Input:
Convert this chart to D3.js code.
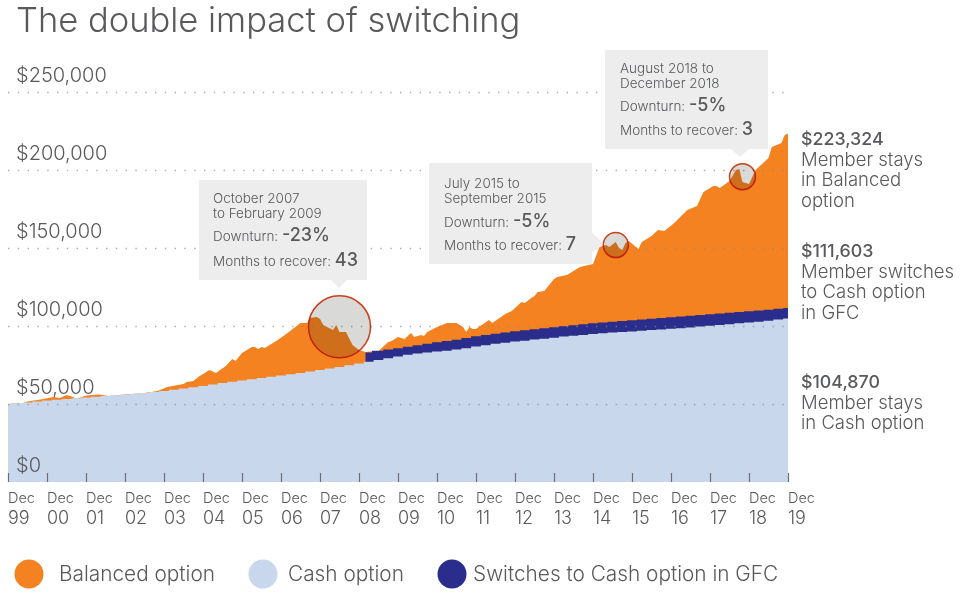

==

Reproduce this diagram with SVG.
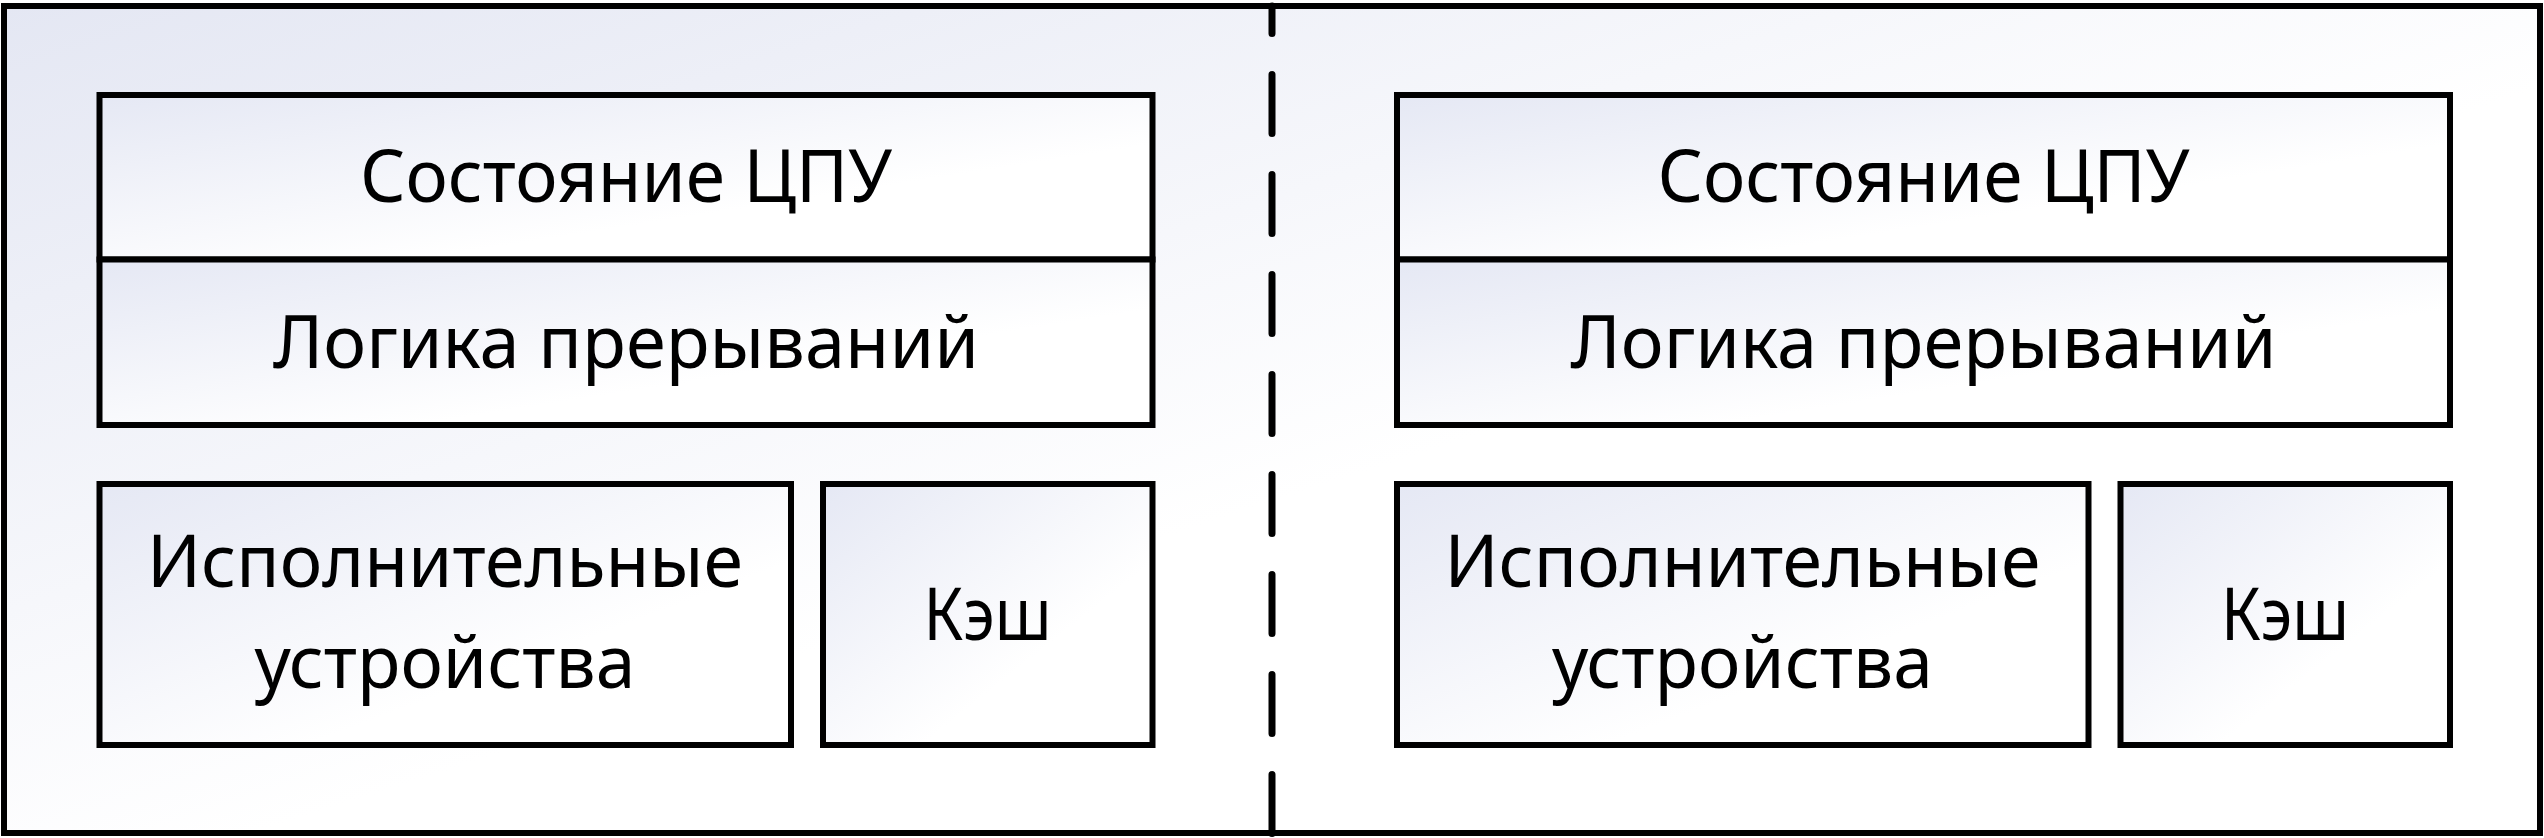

==

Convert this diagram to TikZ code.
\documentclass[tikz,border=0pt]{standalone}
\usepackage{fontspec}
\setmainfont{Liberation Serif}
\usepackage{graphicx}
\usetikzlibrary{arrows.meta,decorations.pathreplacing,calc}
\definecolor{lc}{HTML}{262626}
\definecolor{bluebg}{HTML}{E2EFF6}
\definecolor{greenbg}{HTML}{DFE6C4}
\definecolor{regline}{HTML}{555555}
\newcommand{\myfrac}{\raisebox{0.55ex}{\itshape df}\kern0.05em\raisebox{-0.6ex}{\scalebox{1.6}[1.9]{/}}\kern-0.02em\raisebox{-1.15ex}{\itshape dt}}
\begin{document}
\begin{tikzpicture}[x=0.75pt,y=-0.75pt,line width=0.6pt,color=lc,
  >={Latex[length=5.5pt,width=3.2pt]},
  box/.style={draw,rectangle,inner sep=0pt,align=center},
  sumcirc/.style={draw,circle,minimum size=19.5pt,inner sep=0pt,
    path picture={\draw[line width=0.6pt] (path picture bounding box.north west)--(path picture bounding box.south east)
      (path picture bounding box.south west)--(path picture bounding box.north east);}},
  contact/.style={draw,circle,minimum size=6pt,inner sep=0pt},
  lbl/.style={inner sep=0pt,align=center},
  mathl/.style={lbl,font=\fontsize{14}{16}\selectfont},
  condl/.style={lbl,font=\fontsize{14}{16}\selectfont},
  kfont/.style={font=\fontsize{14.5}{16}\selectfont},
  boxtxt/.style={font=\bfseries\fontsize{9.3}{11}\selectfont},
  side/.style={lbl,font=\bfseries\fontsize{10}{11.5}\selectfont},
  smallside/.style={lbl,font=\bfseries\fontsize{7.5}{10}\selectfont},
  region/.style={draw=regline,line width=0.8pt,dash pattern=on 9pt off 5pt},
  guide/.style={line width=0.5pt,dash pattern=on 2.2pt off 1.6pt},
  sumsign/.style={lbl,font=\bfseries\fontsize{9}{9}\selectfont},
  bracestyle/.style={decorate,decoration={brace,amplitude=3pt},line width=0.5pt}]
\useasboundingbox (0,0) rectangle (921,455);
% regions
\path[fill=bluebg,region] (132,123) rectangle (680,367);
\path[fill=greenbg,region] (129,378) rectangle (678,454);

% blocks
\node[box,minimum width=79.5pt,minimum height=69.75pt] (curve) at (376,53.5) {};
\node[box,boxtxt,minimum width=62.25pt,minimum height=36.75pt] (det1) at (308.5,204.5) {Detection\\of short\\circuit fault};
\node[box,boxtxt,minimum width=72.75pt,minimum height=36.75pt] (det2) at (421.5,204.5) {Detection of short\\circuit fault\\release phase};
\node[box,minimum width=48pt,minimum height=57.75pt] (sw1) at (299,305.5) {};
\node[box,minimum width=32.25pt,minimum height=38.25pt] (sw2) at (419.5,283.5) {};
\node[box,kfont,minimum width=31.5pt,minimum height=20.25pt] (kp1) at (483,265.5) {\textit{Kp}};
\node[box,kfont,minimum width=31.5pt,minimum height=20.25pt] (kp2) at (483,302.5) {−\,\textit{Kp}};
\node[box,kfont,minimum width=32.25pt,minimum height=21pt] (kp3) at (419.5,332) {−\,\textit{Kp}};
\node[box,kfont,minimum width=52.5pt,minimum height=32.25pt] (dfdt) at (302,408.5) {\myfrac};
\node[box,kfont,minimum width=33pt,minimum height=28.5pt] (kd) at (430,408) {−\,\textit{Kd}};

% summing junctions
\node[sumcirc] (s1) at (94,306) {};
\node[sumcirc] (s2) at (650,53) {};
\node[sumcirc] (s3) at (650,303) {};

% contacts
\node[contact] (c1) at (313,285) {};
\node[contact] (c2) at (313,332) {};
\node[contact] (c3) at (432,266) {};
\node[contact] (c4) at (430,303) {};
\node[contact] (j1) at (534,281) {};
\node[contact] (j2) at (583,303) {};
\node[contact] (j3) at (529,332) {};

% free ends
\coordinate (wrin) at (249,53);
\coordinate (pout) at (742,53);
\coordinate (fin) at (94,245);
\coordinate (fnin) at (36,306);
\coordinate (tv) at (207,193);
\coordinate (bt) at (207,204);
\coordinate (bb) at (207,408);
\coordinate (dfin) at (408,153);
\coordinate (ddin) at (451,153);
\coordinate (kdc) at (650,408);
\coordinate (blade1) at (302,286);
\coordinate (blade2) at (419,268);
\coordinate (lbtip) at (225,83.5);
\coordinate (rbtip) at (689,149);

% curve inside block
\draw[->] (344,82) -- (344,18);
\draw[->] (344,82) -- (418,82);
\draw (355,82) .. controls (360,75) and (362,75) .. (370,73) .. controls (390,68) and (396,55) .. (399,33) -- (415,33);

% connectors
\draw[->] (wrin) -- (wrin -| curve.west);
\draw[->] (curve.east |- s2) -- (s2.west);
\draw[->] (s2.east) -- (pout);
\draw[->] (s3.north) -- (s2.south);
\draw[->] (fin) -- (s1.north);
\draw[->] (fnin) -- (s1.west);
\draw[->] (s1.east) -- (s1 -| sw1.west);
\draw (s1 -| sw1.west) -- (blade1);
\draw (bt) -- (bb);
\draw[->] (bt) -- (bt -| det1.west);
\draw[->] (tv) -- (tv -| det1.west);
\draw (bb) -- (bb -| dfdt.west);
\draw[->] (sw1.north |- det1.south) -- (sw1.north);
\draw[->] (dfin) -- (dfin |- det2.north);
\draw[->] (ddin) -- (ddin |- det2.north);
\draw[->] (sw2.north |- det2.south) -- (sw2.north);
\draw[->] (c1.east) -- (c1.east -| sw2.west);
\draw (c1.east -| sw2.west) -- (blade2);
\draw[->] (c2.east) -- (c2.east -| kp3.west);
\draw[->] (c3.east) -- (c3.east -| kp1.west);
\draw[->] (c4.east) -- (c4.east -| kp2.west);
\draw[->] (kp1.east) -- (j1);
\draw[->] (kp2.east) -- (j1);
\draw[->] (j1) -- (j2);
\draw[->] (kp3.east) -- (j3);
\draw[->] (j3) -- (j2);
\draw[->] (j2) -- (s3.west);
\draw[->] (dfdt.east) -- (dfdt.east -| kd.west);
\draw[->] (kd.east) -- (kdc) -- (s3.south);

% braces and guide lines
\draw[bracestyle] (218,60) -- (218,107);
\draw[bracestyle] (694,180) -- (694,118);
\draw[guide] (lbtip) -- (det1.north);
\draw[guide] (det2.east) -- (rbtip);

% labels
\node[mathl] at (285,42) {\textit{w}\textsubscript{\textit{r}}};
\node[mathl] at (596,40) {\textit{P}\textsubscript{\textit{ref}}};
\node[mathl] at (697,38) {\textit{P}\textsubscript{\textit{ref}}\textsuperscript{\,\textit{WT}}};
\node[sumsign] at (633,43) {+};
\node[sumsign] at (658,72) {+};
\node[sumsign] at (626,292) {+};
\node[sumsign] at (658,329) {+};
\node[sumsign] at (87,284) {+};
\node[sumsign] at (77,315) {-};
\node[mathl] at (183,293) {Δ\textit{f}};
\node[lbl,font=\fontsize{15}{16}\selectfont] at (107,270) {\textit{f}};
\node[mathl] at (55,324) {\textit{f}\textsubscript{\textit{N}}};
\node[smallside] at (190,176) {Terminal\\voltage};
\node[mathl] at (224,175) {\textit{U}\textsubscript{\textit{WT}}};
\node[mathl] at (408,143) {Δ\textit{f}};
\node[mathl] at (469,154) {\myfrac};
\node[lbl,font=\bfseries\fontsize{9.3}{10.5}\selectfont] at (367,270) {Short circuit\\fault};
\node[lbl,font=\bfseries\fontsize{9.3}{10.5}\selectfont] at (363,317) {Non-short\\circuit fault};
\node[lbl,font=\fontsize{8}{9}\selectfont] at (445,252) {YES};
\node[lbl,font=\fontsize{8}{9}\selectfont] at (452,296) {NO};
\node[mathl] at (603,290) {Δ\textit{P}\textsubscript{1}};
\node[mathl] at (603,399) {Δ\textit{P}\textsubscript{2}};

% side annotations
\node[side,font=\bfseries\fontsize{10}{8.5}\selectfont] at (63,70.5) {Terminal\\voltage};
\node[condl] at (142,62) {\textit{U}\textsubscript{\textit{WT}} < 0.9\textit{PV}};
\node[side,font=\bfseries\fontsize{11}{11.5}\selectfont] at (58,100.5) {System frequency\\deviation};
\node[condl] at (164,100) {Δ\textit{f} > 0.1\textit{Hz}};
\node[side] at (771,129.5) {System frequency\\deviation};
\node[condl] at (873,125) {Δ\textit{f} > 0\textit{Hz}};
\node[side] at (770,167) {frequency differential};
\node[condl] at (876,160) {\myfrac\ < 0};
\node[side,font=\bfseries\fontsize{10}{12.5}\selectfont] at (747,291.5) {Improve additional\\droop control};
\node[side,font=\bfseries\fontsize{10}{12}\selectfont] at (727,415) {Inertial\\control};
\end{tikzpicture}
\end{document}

Task directions: Copy every line of the entries above in which "code" occurs.

Response:
Convert this chart to D3.js code.
Convert this diagram to TikZ code.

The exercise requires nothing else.